++++ Data section

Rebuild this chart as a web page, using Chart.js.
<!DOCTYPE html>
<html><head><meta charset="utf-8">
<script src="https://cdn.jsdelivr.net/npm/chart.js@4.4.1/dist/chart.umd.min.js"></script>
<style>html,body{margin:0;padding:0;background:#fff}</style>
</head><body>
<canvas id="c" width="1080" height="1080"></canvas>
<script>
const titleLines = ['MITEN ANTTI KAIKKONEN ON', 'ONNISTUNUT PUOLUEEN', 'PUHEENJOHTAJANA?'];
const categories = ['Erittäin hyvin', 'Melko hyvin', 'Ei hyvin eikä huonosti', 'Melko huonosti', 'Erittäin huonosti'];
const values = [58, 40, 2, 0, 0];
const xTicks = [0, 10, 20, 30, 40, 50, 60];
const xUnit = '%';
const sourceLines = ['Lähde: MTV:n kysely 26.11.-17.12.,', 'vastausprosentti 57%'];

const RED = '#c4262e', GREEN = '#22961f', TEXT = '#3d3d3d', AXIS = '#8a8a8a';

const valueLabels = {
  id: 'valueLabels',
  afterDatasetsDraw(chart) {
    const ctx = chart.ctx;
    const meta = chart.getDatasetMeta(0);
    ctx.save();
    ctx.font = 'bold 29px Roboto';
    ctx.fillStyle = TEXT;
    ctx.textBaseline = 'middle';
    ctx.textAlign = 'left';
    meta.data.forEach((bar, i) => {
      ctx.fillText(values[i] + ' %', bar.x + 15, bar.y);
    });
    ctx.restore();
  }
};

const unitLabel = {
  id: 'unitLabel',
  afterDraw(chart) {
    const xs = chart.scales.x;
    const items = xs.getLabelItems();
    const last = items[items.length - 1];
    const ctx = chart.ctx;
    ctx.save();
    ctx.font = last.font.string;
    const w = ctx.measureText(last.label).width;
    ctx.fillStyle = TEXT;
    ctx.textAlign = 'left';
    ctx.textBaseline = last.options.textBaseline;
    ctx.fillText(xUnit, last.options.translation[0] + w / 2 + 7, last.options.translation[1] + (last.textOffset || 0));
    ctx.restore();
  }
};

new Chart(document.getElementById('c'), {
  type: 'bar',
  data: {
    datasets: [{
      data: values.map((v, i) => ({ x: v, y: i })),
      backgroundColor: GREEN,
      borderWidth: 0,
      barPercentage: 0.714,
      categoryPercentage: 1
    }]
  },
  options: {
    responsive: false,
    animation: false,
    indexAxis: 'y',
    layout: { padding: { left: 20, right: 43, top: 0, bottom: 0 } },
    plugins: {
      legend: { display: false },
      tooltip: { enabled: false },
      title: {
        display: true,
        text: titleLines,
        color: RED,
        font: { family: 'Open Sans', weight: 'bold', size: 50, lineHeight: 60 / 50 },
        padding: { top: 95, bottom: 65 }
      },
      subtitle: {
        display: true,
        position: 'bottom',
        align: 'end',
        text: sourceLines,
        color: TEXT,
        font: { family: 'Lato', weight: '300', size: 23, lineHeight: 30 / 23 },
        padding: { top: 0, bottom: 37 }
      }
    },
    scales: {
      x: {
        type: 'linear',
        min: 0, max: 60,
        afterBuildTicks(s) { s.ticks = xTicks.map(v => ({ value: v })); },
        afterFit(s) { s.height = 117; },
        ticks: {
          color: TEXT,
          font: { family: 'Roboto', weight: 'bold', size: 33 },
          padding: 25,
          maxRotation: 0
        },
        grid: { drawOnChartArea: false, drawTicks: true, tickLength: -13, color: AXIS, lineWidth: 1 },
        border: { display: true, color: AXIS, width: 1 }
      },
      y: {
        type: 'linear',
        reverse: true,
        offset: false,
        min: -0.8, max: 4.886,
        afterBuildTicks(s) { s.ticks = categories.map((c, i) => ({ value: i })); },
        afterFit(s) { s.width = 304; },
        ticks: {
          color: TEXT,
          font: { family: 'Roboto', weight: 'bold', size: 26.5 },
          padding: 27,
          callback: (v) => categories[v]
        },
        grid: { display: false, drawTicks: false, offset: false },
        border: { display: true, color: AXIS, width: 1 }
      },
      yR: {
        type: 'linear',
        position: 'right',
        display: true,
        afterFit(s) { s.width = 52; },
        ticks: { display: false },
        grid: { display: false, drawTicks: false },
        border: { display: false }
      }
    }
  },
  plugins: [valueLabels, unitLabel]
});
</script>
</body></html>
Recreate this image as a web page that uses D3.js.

++++++++

Aim: Your task is to print all of the records exactly.

Answer for this exercise:
Rebuild this chart as a web page, using Chart.js.
<!DOCTYPE html>
<html><head><meta charset="utf-8">
<script src="https://cdn.jsdelivr.net/npm/chart.js@4.4.1/dist/chart.umd.min.js"></script>
<style>html,body{margin:0;padding:0;background:#fff}</style>
</head><body>
<canvas id="c" width="1080" height="1080"></canvas>
<script>
const titleLines = ['MITEN ANTTI KAIKKONEN ON', 'ONNISTUNUT PUOLUEEN', 'PUHEENJOHTAJANA?'];
const categories = ['Erittäin hyvin', 'Melko hyvin', 'Ei hyvin eikä huonosti', 'Melko huonosti', 'Erittäin huonosti'];
const values = [58, 40, 2, 0, 0];
const xTicks = [0, 10, 20, 30, 40, 50, 60];
const xUnit = '%';
const sourceLines = ['Lähde: MTV:n kysely 26.11.-17.12.,', 'vastausprosentti 57%'];

const RED = '#c4262e', GREEN = '#22961f', TEXT = '#3d3d3d', AXIS = '#8a8a8a';

const valueLabels = {
  id: 'valueLabels',
  afterDatasetsDraw(chart) {
    const ctx = chart.ctx;
    const meta = chart.getDatasetMeta(0);
    ctx.save();
    ctx.font = 'bold 29px Roboto';
    ctx.fillStyle = TEXT;
    ctx.textBaseline = 'middle';
    ctx.textAlign = 'left';
    meta.data.forEach((bar, i) => {
      ctx.fillText(values[i] + ' %', bar.x + 15, bar.y);
    });
    ctx.restore();
  }
};

const unitLabel = {
  id: 'unitLabel',
  afterDraw(chart) {
    const xs = chart.scales.x;
    const items = xs.getLabelItems();
    const last = items[items.length - 1];
    const ctx = chart.ctx;
    ctx.save();
    ctx.font = last.font.string;
    const w = ctx.measureText(last.label).width;
    ctx.fillStyle = TEXT;
    ctx.textAlign = 'left';
    ctx.textBaseline = last.options.textBaseline;
    ctx.fillText(xUnit, last.options.translation[0] + w / 2 + 7, last.options.translation[1] + (last.textOffset || 0));
    ctx.restore();
  }
};

new Chart(document.getElementById('c'), {
  type: 'bar',
  data: {
    datasets: [{
      data: values.map((v, i) => ({ x: v, y: i })),
      backgroundColor: GREEN,
      borderWidth: 0,
      barPercentage: 0.714,
      categoryPercentage: 1
    }]
  },
  options: {
    responsive: false,
    animation: false,
    indexAxis: 'y',
    layout: { padding: { left: 20, right: 43, top: 0, bottom: 0 } },
    plugins: {
      legend: { display: false },
      tooltip: { enabled: false },
      title: {
        display: true,
        text: titleLines,
        color: RED,
        font: { family: 'Open Sans', weight: 'bold', size: 50, lineHeight: 60 / 50 },
        padding: { top: 95, bottom: 65 }
      },
      subtitle: {
        display: true,
        position: 'bottom',
        align: 'end',
        text: sourceLines,
        color: TEXT,
        font: { family: 'Lato', weight: '300', size: 23, lineHeight: 30 / 23 },
        padding: { top: 0, bottom: 37 }
      }
    },
    scales: {
      x: {
        type: 'linear',
        min: 0, max: 60,
        afterBuildTicks(s) { s.ticks = xTicks.map(v => ({ value: v })); },
        afterFit(s) { s.height = 117; },
        ticks: {
          color: TEXT,
          font: { family: 'Roboto', weight: 'bold', size: 33 },
          padding: 25,
          maxRotation: 0
        },
        grid: { drawOnChartArea: false, drawTicks: true, tickLength: -13, color: AXIS, lineWidth: 1 },
        border: { display: true, color: AXIS, width: 1 }
      },
      y: {
        type: 'linear',
        reverse: true,
        offset: false,
        min: -0.8, max: 4.886,
        afterBuildTicks(s) { s.ticks = categories.map((c, i) => ({ value: i })); },
        afterFit(s) { s.width = 304; },
        ticks: {
          color: TEXT,
          font: { family: 'Roboto', weight: 'bold', size: 26.5 },
          padding: 27,
          callback: (v) => categories[v]
        },
        grid: { display: false, drawTicks: false, offset: false },
        border: { display: true, color: AXIS, width: 1 }
      },
      yR: {
        type: 'linear',
        position: 'right',
        display: true,
        afterFit(s) { s.width = 52; },
        ticks: { display: false },
        grid: { display: false, drawTicks: false },
        border: { display: false }
      }
    }
  },
  plugins: [valueLabels, unitLabel]
});
</script>
</body></html>
Recreate this image as a web page that uses D3.js.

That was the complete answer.